Readers will suffer in silence of course, or be forced to highlight your text to read it, or even, as I hear get hold of some tools to zap the colours (neat, didn’t know you could do that!). More often than not they will click away from your blog even though it may look interesting.
And if many have difficulty reading, what’s the point of writing anything in the first place? If you have the most brilliant article on your blog, it’s completely missed the mark if your readers have to squint to read the content or the comments, have to blink several times to read the tiny white or pale text on your wonderful cool dark background. If I come across a blog with pale text on a dark background I click away, sadly, but deliberately.
As bloggers we are publishers as well. This is a reading medium and blogs should at least give consideration to your readers (since they are the ones that read and leave comments - and assuming you want them to do this), more than simply being about the beloved design or template.

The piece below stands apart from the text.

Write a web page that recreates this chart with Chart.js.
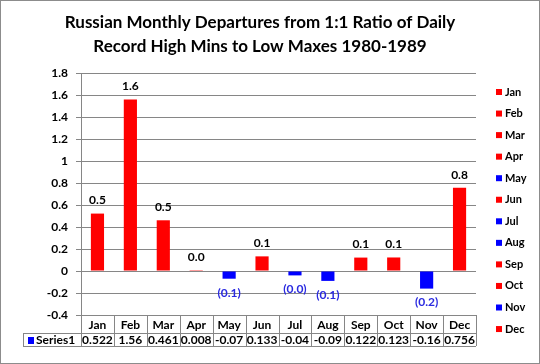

No doubt many designers will take the “No way I’m changing my cool design that I’ve put hours of sweat and toil into, are you crazy?” approach. But maybe some will really care about what their users want. Some blog owners, from the responses to the above mentioned article are being accommodating and changing the blog template so that readers can actually read their posts.
And if we bloggers (their users) demand themes that enable us to produce readable rather than unreadable blogs for our readers (i.e. dark text on at least a pale background) perhaps designers will take note and design accordingly.
























i enjoyed this post.
True! I find a lot of blogs (and generally a lot of websites) have very small text and are difficult to read. What’s wrong with a large font, people? I don’t want to have to use a magnifying glass to read your website. The only problem I’ve seen with your new format, Britgirl, is that the left side of the posts runs right up against the edge of the screen. I’m not sure if it’s my browser or if anything can be done on your end, just something I’ve noticed. (whine whine, can’t please everyone! Right?)
Hey RMS… Hopefully more blog readers will speak up too when they encounter small fonts and unreadable text.
My screen looks fine at this end in both IE and Firefox - which browser are you using? Email me offline.
RMS
Both IE and Netscape (and probably Firefox, but I don’t have it loaded at the mo) have a built in facility to enlarge the font on any site*.
(IE) Under the VIEW menu, select TEXT SIZE, and go large!
(Netscape) Under the VIEW menu, select TEXT ZOOM.
I actually had to use this yesterday on a white on black blog with teeeny text.
I may have to consider defecting to WP - they seem to have sooo many more templates to choose from.
*Enlarging the font doesn’t work on sites that have defined absolute values for fonts, but most sites don’t.